Anyway, the problem for me and my family is that being the abbot of a monastery is a 24 hour commitment. I raise with the other practioners at 3:45 am, sit zazen, eat with the community, join the work, give or listen to dharma talks. During sesshin, I hardly see my family at all, although we share the same room. Being a husband and father should also be a 24 hour commitment. I want to spend as much time as possible with my wife and children, who have few other contacts, as the monastery is 5 kilometers away from the next house, and 16 kilometers from the next small village. One solution would be to integrate my family completely into the life of the community. Then I could be with the community and at the same time with my family. But this approach has many negative aspects to it: First, people would look at the temple as my family home. In fact, most Japanese temples have turned into family homes, where the husbands functions as the manager of funerals, while the wife organizes things inside the temple. But Antaiji always was and will be different. The temple does not belong to me or my family, but to everyone who wants to practice with the community here. That means that my wife and children eat separately. They do not join in zazen, as the children are still too small (3 and 5 years old). The only alternative would be to give up formal oryoki-style meals and accept that children are running around in the zendo. But I do not want to do that. So although my family lives here with me at Antaiji, I spend a lot of time away from them. On the other hand, I spend the nights with my family, all of the free days, and as much of the breaks during the day. That means that then I am not available for the rest of the community. I even had a student who left Antaiji because he felt that I spend so much time with my family that he couldn't knock on my door and ask me how to put on his kesa-robe. So the compromise I am making means a sacrifice both on the side of my family as well as on the side of the community. I can not share the 24 hours of the day with both.

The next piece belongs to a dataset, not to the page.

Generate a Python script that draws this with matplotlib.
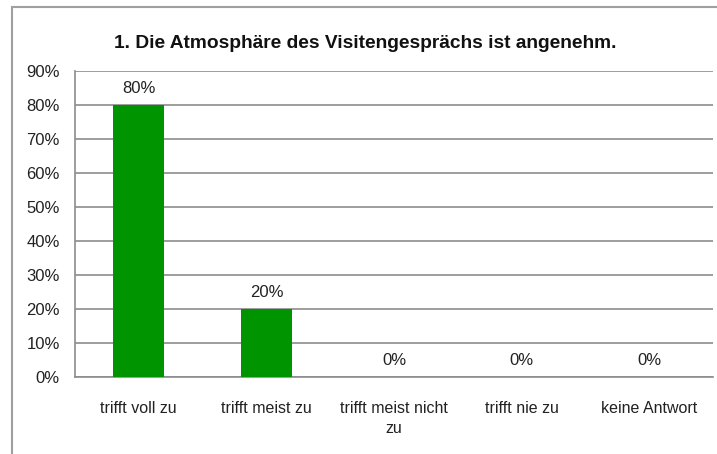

Now sharing the 24 hours of the day is exactly what in my view monastic practice is all about. It is not about how much time you spend in the full lotus posture, it is about sharing your whole time and space and energy with those around you. This is why we say on the Staying at Antaiji page that we do not accept couples "unless both partners come here as seperate individuals and suspend their relationship for the duration of the stay", because otherwise either or both of the partners wouldn't really open up to the community. They would have a relation with the community, but that relation would exist only parallel to their own personal relation as a couple. At times, the relation with the community will conflict with the relation as a couple, and people start to break up because the communty is more important to them, or they leave the communty, because their relation is more important to them. Therfore, when you enter the community, you should try right from the start to give up everything that is personal or individual and share everything of you, including your time and space and life, with all others. But then, isn't it ironic that only the abbot, that is me, is married and spends time with his wife and children?

At least I think that it is a strange situation, but the only thing I can do is to accept it as another koan and reminder of my imperfection. I have to fulfill two roles 100%, and there is no way I can do so.

There are also economic problems. Usually monks or priests do not get paid for being monks or priests. At some temples the training monks receive some pocket money that covers minor expenses, but at Antaiji you don't even get that. And that is true for the abbot as well. Resident priests in other temples get a monthly salary that depends on the size of the parish and the number of ceremonies they perform, but here at Antaiji we have no parish and perform no ceremonies. Therefore my salary is zero. I and the other monks have to take time off to go begging individually during the winter to support ourselves. Fortunately, it is not so difficult to support yourself as a single monk by begging. But if you want to provide for a family, it is a different thing.

So after all, it makes sense that the Buddha would recommend to his ordained disciples that they don't have sex. If they have sex, they will have families, and they will have responsibilty for their families. They will have to look for ways to support their families, and just begging and meditating will not surfice anymore.

So I see a contradiction in my life as the abbot of a zen monastery and a family father. I enjoy both roles, it gives my life meaning, but I do not find it easy sometimes to live up to both of these roles. And although my aim is not to be a perfect (?) bodhisattva who is reborn in some fancy heavenly realm, I also see the contradiction with the precepts as a real contradiction. But then, contradictions are what I learn from.

How do other Japanese priests deal with the contradiction? As said, for most of them the temple has turned into a family home that operates as a funeral business at the same time. There are no training monks living there. There is no zazen practice happening. Meals are eaten familiy style. If the priest is refering to "his disciple", he means his son. When he talks about "his master", it is usually his father. In the few cases where a Japanese of lay origin ordains to become a monk, it is often because he fell in love with the daughter of a temple priest who has no sons. In this case, the bridegroom will not only marry the daughter of the temple, but also ordain as a monk and refer to his father in law as "his master". In either case, most Japanese monks ordain not because of an interest in Buddhism, but because of filial piety. No wonder that they understand their job simply as a job, not as a vocation. And no wonder than that you find not much Buddhism in a Japanese Buddhist temple. This is not only the fault of the priests though. Sometimes, when a very idealistic young monk leaves Antaiji to become the resident priest in some small country side temple, he has does so with the dream of turning it in a small but genuine place for the study and practice of the dharma. What he usually gets told by the parishioners though is: "We didn't wait for someone to preach us the dharma, we want you to perform the ceremonies as usual, and apart from that, you don't have to do anything outlandish. Zazen, study groups, we can do without that. Rather get a wife soon, so that we do not have to worry about a succesor when you die!"

There could still be a lot said about Japanese Buddhism and family life, but I will stop here. I hope it has become clear why marriage poses a lot of problems for a Buddhist priest. I also tried to explain that living as a family father and husband is still a valuable practice for me, maybe even one that I could not do without. This is my koan. I do not think that marriage of priests necessarily leads to a decline of Buddhism. It depends on how you deal with the koan. If you sacrifice your familiy for the sake of the dharma, you can hardly be called a bodhisattva, and the question will be: What kind of dharma is that anyway? If you sacrifice the dharma and run the temple like a business, you might keep up the Japanese family tradition, but Buddhism will be dead. Sadly, that is exactly what has happened in most Buddhist temples in Japan.